Out of curiosity, Jared checked Oliver’s pulse. He could feel it, but it seemed faint. Jared was not very medically informed, so he assumed it was faint because he was not conscious.
Aaron got into the driver’s seat, and Sarah got into the passenger seat. The truck was replicated exactly as it had been when they sealed the colony. The key was in the ignition. The plates were still Swiss, but the Chinese police were the least of their concerns. Even with the correct plates, they would appear suspicious because the truck was not legal to drive on Chinese streets.
As Aaron slammed his door shut, he turned the key and began driving forward through the artificial forest. The trees were far enough apart so that he could easily navigate through. There was little vegetation on the ground, which allowed them to accelerate quickly to thirty miles per hour.
The truck’s navigation system seemed confused by the fact that the time and location had changed. The monitor simply displayed the word ‘searching’ on the screen. Aaron hit the side of the monitor, which then almost instantly displayed a map of Beijing. Jared thought the system, ‘Must be American.’ On the monitor, there was a small red dot in the center representing their truck. Aaron zoomed out so he could get a view of the closest roads.

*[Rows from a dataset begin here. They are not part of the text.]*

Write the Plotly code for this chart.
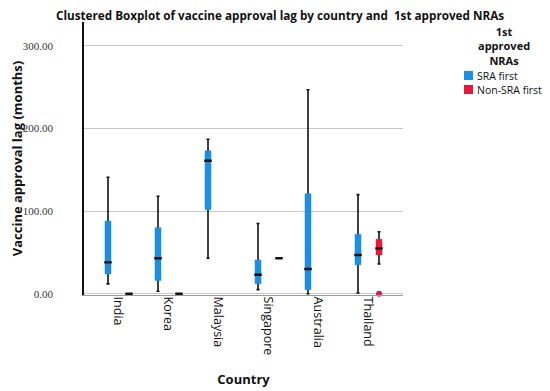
import plotly.graph_objects as go

countries = ["India", "Korea", "Malaysia", "Singapore", "Australia", "Thailand"]

# SRA first (blue)
sra_low = [12, 3, 43, 5, 0, 1]
sra_q1 = [24, 16, 102, 12, 5, 35]
sra_med = [38, 43, 161, 23, 30, 47]
sra_q3 = [88, 80, 173, 41, 121, 72]
sra_high = [141, 118, 187, 85, 247, 120]

# Non-SRA first (red)
non_idx = [0, 1, 3, 5]
non_low = [0, 0, 43, 36]
non_q1 = [0, 0, 43, 47]
non_med = [0, 0, 43, 55]
non_q3 = [0, 0, 43, 66]
non_high = [0, 0, 43, 75]
non_outlier_idx = [5]
non_outlier_val = [0]

groups = ["SRA first", "Non-SRA first"]
y_ticks = [0, 100, 200, 300]
y_tick_text = ["0.00", "100.00", "200.00", "300.00"]

BLUE = "#1a8fe3"
RED = "#e8173c"
OFF = 0.21
BW = 0.12

# page body has an 8px default margin: size the figure to fit the window
PAGE = 8
W, H = 550 - PAGE, 391 - PAGE
ML, MR, MT, MB = 84 - PAGE, 147, 22 - PAGE, 96
PW, PH = W - ML - MR, H - MT - MB

def px(x):
    return (x - PAGE - ML) / PW

def py(y):
    return (H - MB - (y - PAGE)) / PH

fig = go.Figure()

def add_group(xs, low, q1, med, q3, high, color):
    fig.add_trace(go.Box(x=xs, lowerfence=low, q1=med, median=med, q3=med, upperfence=high,
                         width=BW, whiskerwidth=0.5, line=dict(color="#111111", width=1.6),
                         fillcolor="rgba(0,0,0,0)", showlegend=False, hoverinfo="skip"))
    fig.add_trace(go.Box(x=xs, lowerfence=q1, q1=q1, median=med, q3=q3, upperfence=q3,
                         width=BW, whiskerwidth=0, line=dict(color=color, width=0.5),
                         fillcolor=color, showlegend=False, hoverinfo="skip"))
    fig.add_trace(go.Box(x=xs, lowerfence=med, q1=med, median=med, q3=med, upperfence=med,
                         width=BW * 1.25, whiskerwidth=0, line=dict(color="#111111", width=2.4),
                         fillcolor="rgba(0,0,0,0)", showlegend=False, hoverinfo="skip"))

sra_x = [i - OFF for i in range(len(countries))]
add_group(sra_x, sra_low, sra_q1, sra_med, sra_q3, sra_high, BLUE)

non_x = [i + OFF for i in non_idx]
add_group(non_x, non_low, non_q1, non_med, non_q3, non_high, RED)

fig.add_trace(go.Scatter(x=[i + OFF for i in non_outlier_idx], y=non_outlier_val, mode="markers",
                         marker=dict(color=RED, size=6, symbol="circle"), showlegend=False,
                         cliponaxis=False, hoverinfo="skip"))

# legend (drawn manually for compact spacing)
annotations = [dict(text="<b>1st<br>approved<br>NRAs</b>", xref="paper", yref="paper",
                    x=px(504), y=py(46), xanchor="center", yanchor="middle", showarrow=False,
                    align="center", font=dict(size=11, family="Open Sans", color="#111111"))]
shapes = []
for k, (name, col) in enumerate(zip(groups, [BLUE, RED])):
    yc = 75.5 + 14 * k
    shapes.append(dict(type="rect", xref="paper", yref="paper",
                       x0=px(464), x1=px(473), y0=py(yc + 4.5), y1=py(yc - 4.5),
                       fillcolor=col, line=dict(width=0)))
    annotations.append(dict(text=name, xref="paper", yref="paper", x=px(475), y=py(yc),
                            xanchor="left", yanchor="middle", showarrow=False,
                            font=dict(size=10.5, family="Open Sans", color="#111111")))

fig.update_layout(
    width=W, height=H,
    margin=dict(l=ML, r=MR, t=MT, b=MB),
    paper_bgcolor="white", plot_bgcolor="white",
    boxmode="overlay",
    font=dict(family="Open Sans", color="#111111"),
    title=dict(text="<b>Clustered Boxplot of vaccine approval lag by country and  1st approved NRAs</b>",
               x=(280 - PAGE) / W, xanchor="center", y=1.0, yanchor="top", pad=dict(t=4),
               font=dict(size=11.7, family="Open Sans", color="#111111")),
    showlegend=False,
    annotations=annotations,
    shapes=shapes,
)

fig.update_xaxes(
    automargin=False,
    tickmode="array", tickvals=list(range(len(countries))), ticktext=countries,
    tickangle=90, range=[-0.69, 5.69], showgrid=False, zeroline=False,
    showline=True, linecolor="#9a9a9a", linewidth=1.2, ticks="",
    ticklabelstandoff=-2,
    tickfont=dict(size=12.5, family="Open Sans", color="#111111"),
    title=dict(text="<b>Country</b>", font=dict(size=13, family="Open Sans"), standoff=20),
)
fig.update_yaxes(
    automargin=False,
    tickmode="array", tickvals=y_ticks, ticktext=y_tick_text,
    range=[-1.5, 329], showgrid=True, gridcolor="#c8c8c8", gridwidth=1, zeroline=False,
    showline=True, linecolor="#111111", linewidth=1.6, ticks="",
    ticklabelstandoff=27,
    tickfont=dict(size=11, family="Liberation Serif", color="#333333"),
    title=dict(text="<b>Vaccine approval lag (months)</b>", font=dict(size=13, family="Open Sans"), standoff=5),
)

fig.write_html("out.html")
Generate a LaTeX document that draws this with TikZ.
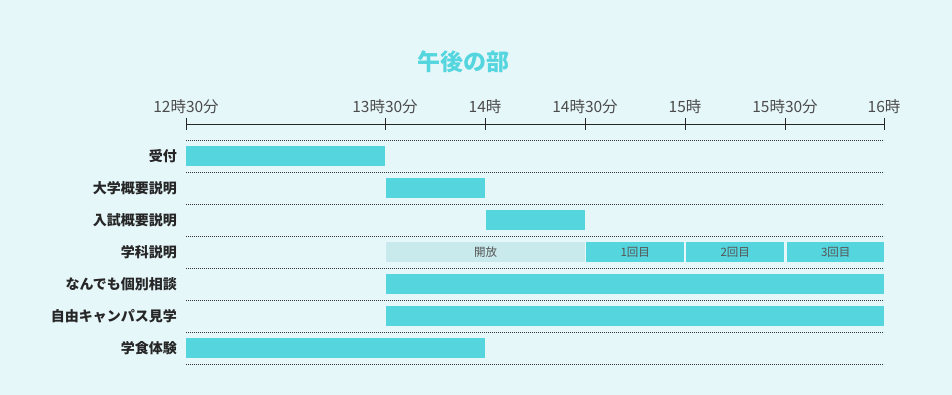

Aaron tapped the monitor, which caused a context menu to appear. From the menu, he selected ‘set destination’, which caused the menu to be replaced with a small yellow flag.
“There, that’s our target,” he said of the flag.

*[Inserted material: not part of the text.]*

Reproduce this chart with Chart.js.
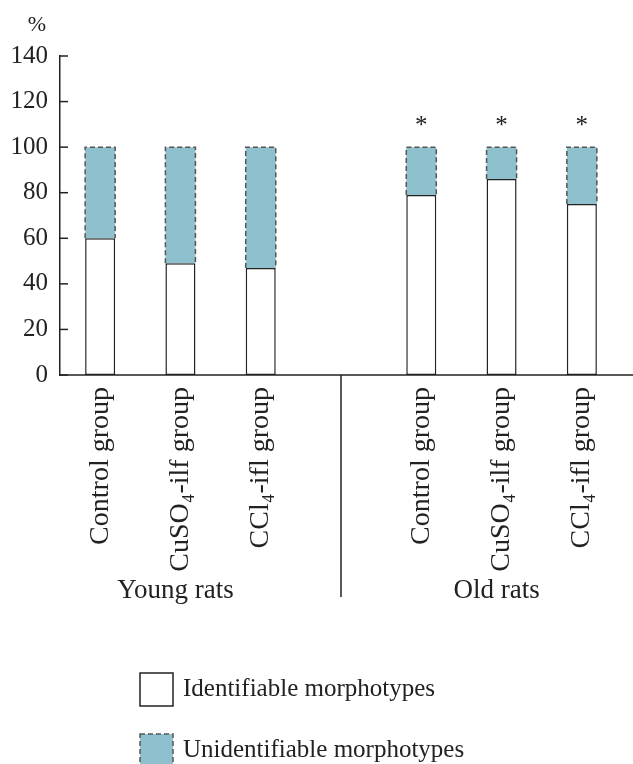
<!DOCTYPE html>
<html>
<head>
<meta charset="utf-8">
<script src="https://cdn.jsdelivr.net/npm/chart.js@4.4.0/dist/chart.umd.min.js"></script>
<style>
  html, body { margin: 0; padding: 0; background: #fff; }
  #chart { display: block; }
</style>
</head>
<body>
<canvas id="chart" width="633" height="764"></canvas>
<script>
// Данные графика
const categories = ['Control group', 'CuSO\u2084-ilf group', 'CCl\u2084-ifl group', '',
                    'Control group', 'CuSO\u2084-ilf group', 'CCl\u2084-ifl group'];
const identifiable = [60, 49, 47, null, 79, 86, 75];
const unidentifiable = [40, 51, 53, null, 21, 14, 25];
const significance = ['', '', '', '', '*', '*', '*'];
const groupLabels = ['Young rats', 'Old rats'];
const groupCenters = [1, 5];   // индексы категорий под подписями групп
const dividerIndex = 3;
const legendLabels = ['Identifiable morphotypes', 'Unidentifiable morphotypes'];
const yTicks = { min: 0, max: 140, step: 20 };

const SERIF = "'Liberation Serif', 'Times New Roman', serif";
const INK = '#222';
const TEAL = '#8fc0cd';
const DASH = '#555';

Chart.defaults.font.family = SERIF;
Chart.defaults.color = INK;

// Рамки, подписи и прочее оформление
const decorPlugin = {
    id: 'decor',
    afterDatasetsDraw(chart) {
        const ctx = chart.ctx;
        const x = chart.scales.x;
        const y = chart.scales.y;
        const area = chart.chartArea;

        // пунктирная рамка для верхних столбиков
        const meta = chart.getDatasetMeta(1);
        ctx.save();
        ctx.strokeStyle = DASH;
        ctx.lineWidth = 1.5;
        ctx.setLineDash([5, 3]);
        meta.data.forEach((bar, i) => {
            if (unidentifiable[i] == null) return;
            const l = bar.x - bar.width / 2, r = bar.x + bar.width / 2;
            ctx.beginPath();
            ctx.moveTo(l, bar.base);
            ctx.lineTo(l, bar.y);
            ctx.lineTo(r, bar.y);
            ctx.lineTo(r, bar.base);
            ctx.stroke();
        });
        ctx.restore();

        ctx.save();
        ctx.strokeStyle = INK;
        ctx.lineWidth = 1.5;

        // ось X до правого края
        ctx.beginPath();
        ctx.moveTo(area.left, area.bottom);
        ctx.lineTo(chart.width, area.bottom);
        ctx.stroke();

        // засечки внутрь
        y.ticks.forEach(t => {
            const py = y.getPixelForValue(t.value);
            ctx.beginPath();
            ctx.moveTo(area.left, py);
            ctx.lineTo(area.left + 8, py);
            ctx.stroke();
        });

        // разделитель групп
        const dx = x.getPixelForValue(dividerIndex);
        ctx.beginPath();
        ctx.moveTo(dx, area.bottom);
        ctx.lineTo(dx, 597);
        ctx.stroke();

        // знак %
        ctx.fillStyle = INK;
        ctx.font = '22px ' + SERIF;
        ctx.textAlign = 'center';
        ctx.textBaseline = 'middle';
        ctx.fillText('%', 37, 25);

        // звёздочки
        ctx.font = '25px ' + SERIF;
        significance.forEach((s, i) => {
            if (!s) return;
            ctx.fillText(s, x.getPixelForValue(i), y.getPixelForValue(100) - 21);
        });

        // подписи категорий (повёрнутые)
        ctx.font = '28px ' + SERIF;
        ctx.textAlign = 'right';
        categories.forEach((c, i) => {
            if (!c) return;
            ctx.save();
            ctx.translate(x.getPixelForValue(i), area.bottom + 12);
            ctx.rotate(-Math.PI / 2);
            ctx.fillText(c, 0, 0);
            ctx.restore();
        });

        // подписи групп
        ctx.font = '27px ' + SERIF;
        ctx.textAlign = 'center';
        groupLabels.forEach((g, i) => {
            ctx.fillText(g, x.getPixelForValue(groupCenters[i]) - 5, 591);
        });

        // легенда
        const boxX = 140, boxS = 33, rows = [673, 734];
        ctx.font = '25px ' + SERIF;
        ctx.textAlign = 'left';
        legendLabels.forEach((lbl, i) => {
            const by = rows[i];
            ctx.save();
            if (i === 0) {
                ctx.fillStyle = '#fff';
                ctx.fillRect(boxX, by, boxS, boxS);
                ctx.strokeStyle = INK;
            } else {
                ctx.fillStyle = TEAL;
                ctx.fillRect(boxX, by, boxS, boxS);
                ctx.strokeStyle = DASH;
                ctx.setLineDash([5, 3]);
            }
            ctx.strokeRect(boxX, by, boxS, boxS);
            ctx.restore();
            ctx.fillText(lbl, 183, by + boxS / 2);
        });
        ctx.restore();
    }
};

new Chart(document.getElementById('chart'), {
    type: 'bar',
    data: {
        labels: categories,
        datasets: [
            {
                label: legendLabels[0],
                data: identifiable,
                backgroundColor: '#fff',
                borderColor: INK,
                borderWidth: 1.5,
                borderSkipped: false
            },
            {
                label: legendLabels[1],
                data: unidentifiable,
                backgroundColor: TEAL,
                borderWidth: 0
            }
        ]
    },
    options: {
        responsive: false,
        animation: false,
        layout: { padding: { top: 56, bottom: 389, left: 0, right: 11 } },
        datasets: { bar: { categoryPercentage: 1, barPercentage: 0.374 } },
        plugins: {
            legend: { display: false },
            tooltip: { enabled: false }
        },
        scales: {
            x: {
                display: false,
                stacked: true
            },
            y: {
                stacked: true,
                min: yTicks.min,
                max: yTicks.max,
                afterFit: s => { s.width = 60; },
                ticks: {
                    stepSize: yTicks.step,
                    padding: 12,
                    color: INK,
                    font: { size: 25, family: SERIF }
                },
                grid: { display: false, drawTicks: false },
                border: { display: true, color: INK, width: 1.5 }
            }
        }
    },
    plugins: [decorPlugin]
});
</script>
</body>
</html>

The flag was a few roads away from their present location. He drove straight towards it. When he reached the first road that crossed their path, which was also the road they had parked on hours ago, he drove on it for a while. Before they could see the road’s first intersection, after the base, he crossed back into the woods, this time on the opposite side heading toward the flag again.
While they were driving, Jared noticed something white on the floor. He bent over carefully, holding Oliver’s head so he would not fall. As Jared’s fingertips touched the object, he could tell it was paper. He pulled it up and saw it was a napkin from the arcade. It seemed like a lifetime had passed since they had gone to the arcade. Since the arcade, he had had a child and killed several soldiers, soldiers that might not be children but had parents that loved them as children. He stuffed the napkin into his pocket hoping to be as quickly rid of the emotions it had raised.
This side of the road had the same type of layout with trees as the other side. As they got closer to the next road in their path to the flag, the layout started to change. They entered a natural forest. The ride was rougher, but they were able to keep at twenty-five miles per hour with very infrequent detours around thick sections of trees, large logs, and overgrowth.
The road they finally arrived on was much wider and, unlike the other road, packed with fast moving cars. Aaron waited for an opening and merged onto the road. He drove away from the base even though it appeared on the map as a longer drive to their destination.
They continued through the busy city roads until they finally arrived at their destination. As far as they could tell, they had remained undetected.